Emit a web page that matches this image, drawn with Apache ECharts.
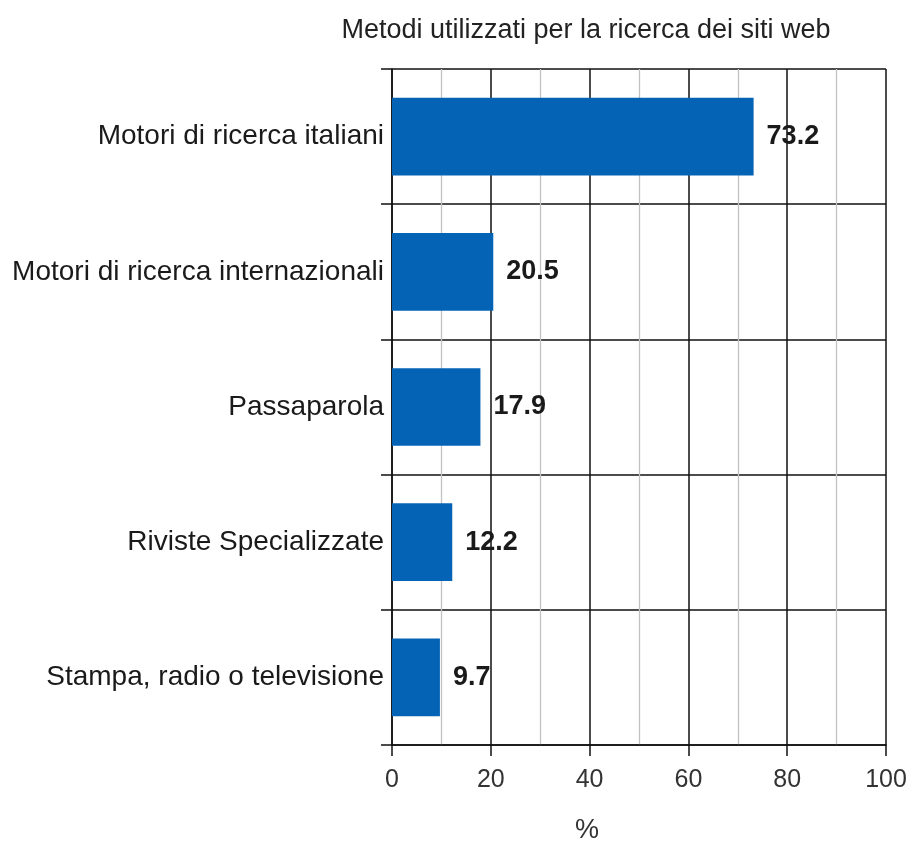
<!DOCTYPE html>
<html>
<head>
<meta charset="utf-8">
<script src="https://cdn.jsdelivr.net/npm/echarts@6/dist/echarts.min.js"></script>
<style>
  html, body { margin: 0; padding: 0; background: #fff; }
  #chart { width: 913px; height: 841px; }
</style>
</head>
<body>
<div id="chart"></div>
<script>
// Survey answers: how users find websites
const categories = [
  'Motori di ricerca italiani',
  'Motori di ricerca internazionali',
  'Passaparola',
  'Riviste Specializzate',
  'Stampa, radio o televisione'
];
const values = [73.2, 20.5, 17.9, 12.2, 9.7];
const chartTitle = 'Metodi utilizzati per la ricerca dei siti web';
const axisUnit = '%';

const fontFamily = '"Liberation Sans", Arial, sans-serif';
const chart = echarts.init(document.getElementById('chart'));

chart.setOption({
  backgroundColor: '#ffffff',
  animation: false,
  title: [
    {
      text: chartTitle,
      left: 586,
      top: 17,
      padding: 0,
      textAlign: 'center',
      textStyle: { fontFamily, fontSize: 27, fontWeight: 'normal', color: '#222' }
    },
    {
      text: axisUnit,
      left: 587,
      top: 817,
      padding: 0,
      textAlign: 'center',
      textStyle: { fontFamily, fontSize: 27, fontWeight: 'normal', color: '#333' }
    }
  ],
  grid: { left: 392, right: 27, top: 69, bottom: 96, containLabel: false },
  xAxis: {
    type: 'value',
    min: 0,
    max: 100,
    interval: 20,
    axisLine: { show: true, lineStyle: { color: '#111', width: 1.5 } },
    axisTick: { show: true, length: 11, lineStyle: { color: '#111', width: 1.5 } },
    axisLabel: { fontFamily, fontSize: 25, color: '#333', margin: 23 },
    splitLine: { show: true, lineStyle: { color: '#111', width: 1.5 } },
    minorTick: { show: false, splitNumber: 2 },
    minorSplitLine: { show: true, lineStyle: { color: '#c2c2c2', width: 1.3 } }
  },
  yAxis: {
    type: 'category',
    data: categories,
    inverse: true,
    axisLine: { show: true, lineStyle: { color: '#111', width: 1.5 } },
    axisTick: { show: true, length: 11, lineStyle: { color: '#111', width: 1.5 } },
    axisLabel: { fontFamily, fontSize: 28, color: '#1a1a1a', margin: 8 },
    splitLine: { show: true, lineStyle: { color: '#111', width: 1.5 } }
  },
  series: [{
    type: 'bar',
    data: values,
    barWidth: '57.5%',
    itemStyle: { color: '#0563b5' },
    label: {
      show: true,
      position: 'right',
      distance: 13,
      fontFamily,
      fontSize: 27,
      fontWeight: 'bold',
      color: '#1a1a1a'
    }
  }]
});
</script>
</body>
</html>
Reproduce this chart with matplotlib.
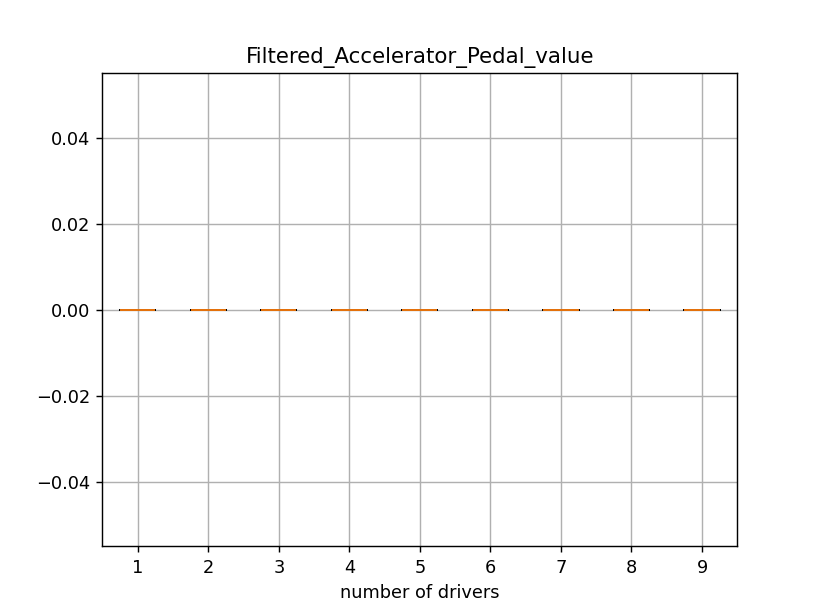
# # # # #
▶ **Set problem**
Give every record again exactly, apart from the pictures, which stay out.

▶ **Expected answer**
Emit a web page that matches this image, drawn with Apache ECharts.
<!DOCTYPE html>
<html>
<head>
<meta charset="utf-8">
<script src="https://cdn.jsdelivr.net/npm/echarts@6/dist/echarts.min.js"></script>
<style>
  html, body { margin: 0; padding: 0; background: #fff; }
  #chart { width: 913px; height: 841px; }
</style>
</head>
<body>
<div id="chart"></div>
<script>
// Survey answers: how users find websites
const categories = [
  'Motori di ricerca italiani',
  'Motori di ricerca internazionali',
  'Passaparola',
  'Riviste Specializzate',
  'Stampa, radio o televisione'
];
const values = [73.2, 20.5, 17.9, 12.2, 9.7];
const chartTitle = 'Metodi utilizzati per la ricerca dei siti web';
const axisUnit = '%';

const fontFamily = '"Liberation Sans", Arial, sans-serif';
const chart = echarts.init(document.getElementById('chart'));

chart.setOption({
  backgroundColor: '#ffffff',
  animation: false,
  title: [
    {
      text: chartTitle,
      left: 586,
      top: 17,
      padding: 0,
      textAlign: 'center',
      textStyle: { fontFamily, fontSize: 27, fontWeight: 'normal', color: '#222' }
    },
    {
      text: axisUnit,
      left: 587,
      top: 817,
      padding: 0,
      textAlign: 'center',
      textStyle: { fontFamily, fontSize: 27, fontWeight: 'normal', color: '#333' }
    }
  ],
  grid: { left: 392, right: 27, top: 69, bottom: 96, containLabel: false },
  xAxis: {
    type: 'value',
    min: 0,
    max: 100,
    interval: 20,
    axisLine: { show: true, lineStyle: { color: '#111', width: 1.5 } },
    axisTick: { show: true, length: 11, lineStyle: { color: '#111', width: 1.5 } },
    axisLabel: { fontFamily, fontSize: 25, color: '#333', margin: 23 },
    splitLine: { show: true, lineStyle: { color: '#111', width: 1.5 } },
    minorTick: { show: false, splitNumber: 2 },
    minorSplitLine: { show: true, lineStyle: { color: '#c2c2c2', width: 1.3 } }
  },
  yAxis: {
    type: 'category',
    data: categories,
    inverse: true,
    axisLine: { show: true, lineStyle: { color: '#111', width: 1.5 } },
    axisTick: { show: true, length: 11, lineStyle: { color: '#111', width: 1.5 } },
    axisLabel: { fontFamily, fontSize: 28, color: '#1a1a1a', margin: 8 },
    splitLine: { show: true, lineStyle: { color: '#111', width: 1.5 } }
  },
  series: [{
    type: 'bar',
    data: values,
    barWidth: '57.5%',
    itemStyle: { color: '#0563b5' },
    label: {
      show: true,
      position: 'right',
      distance: 13,
      fontFamily,
      fontSize: 27,
      fontWeight: 'bold',
      color: '#1a1a1a'
    }
  }]
});
</script>
</body>
</html>
Reproduce this chart with matplotlib.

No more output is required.